一人の子を呼ぶとてけさも五人のみなの名を呼び子にはやされぬ 

中河幹子『女流十人集』(中河與一編・昭和十七年五月刊)

 ※「一人」に「ひとり」、「五人」に「いつたり」とルビ。

 昭和二十年代までは、日本人も子沢山だった。三十年代になると急に二人兄弟の家が増えて来る。私の思い出では、盆や正月などに母の実家に行くと、叔母や祖母が、食事時などに私の名を呼ぶだけでなく、自分の子の名前も含めて全員の名前を呼んでしまって、みんなで笑っていたことが、しばしばあった。

もう一首引く。

 

夜ふかき吾子が寝言に甘えりしそれのみにして足らふこころの

 

一連のタイトルは、「母のうたへる」である。
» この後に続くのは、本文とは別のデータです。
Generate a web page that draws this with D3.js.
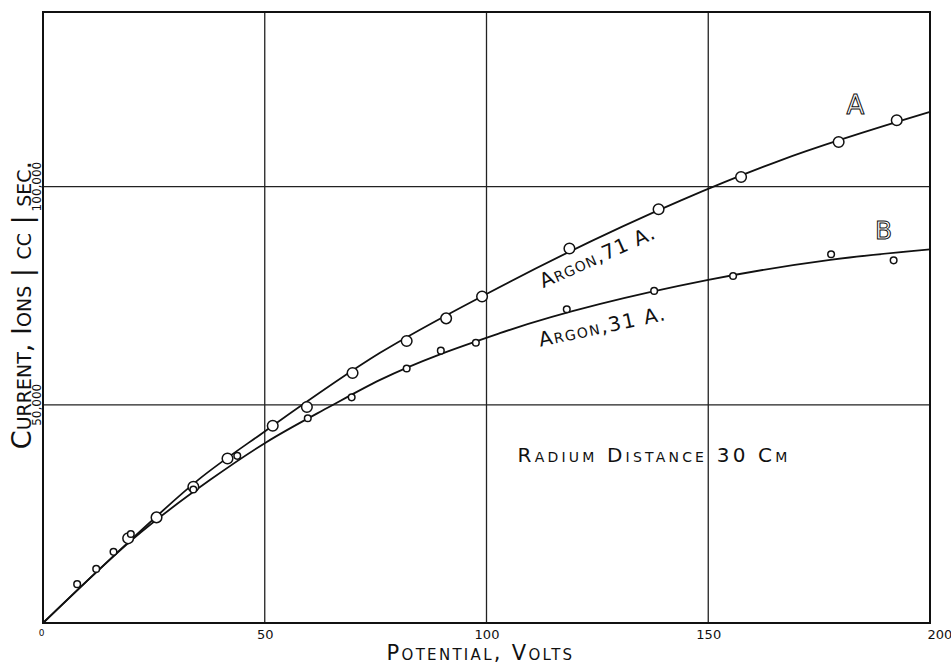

最近は自分も年をとったせいか、電車に乗っていて赤子を抱えた若い母親の姿などを目にすると、まぶしいような、うらやましい気がすることが多くなった。赤ん坊がどんなに泣きわめいていても、あまりうるさいとは感じない。と言うよりは、うるさいと思わないように、おなかがすいたのか、おむつを替えてほしいのか、おんぶしてほしいのか、暑いのか、いろいろなことを考えるようにしている。そうすると、席が離れていてもやりとりの感じで、何となく感度のいい親か、そうでない親なのかがわかったりする。それは、うるさいと思ってしまったら不快なだけだ。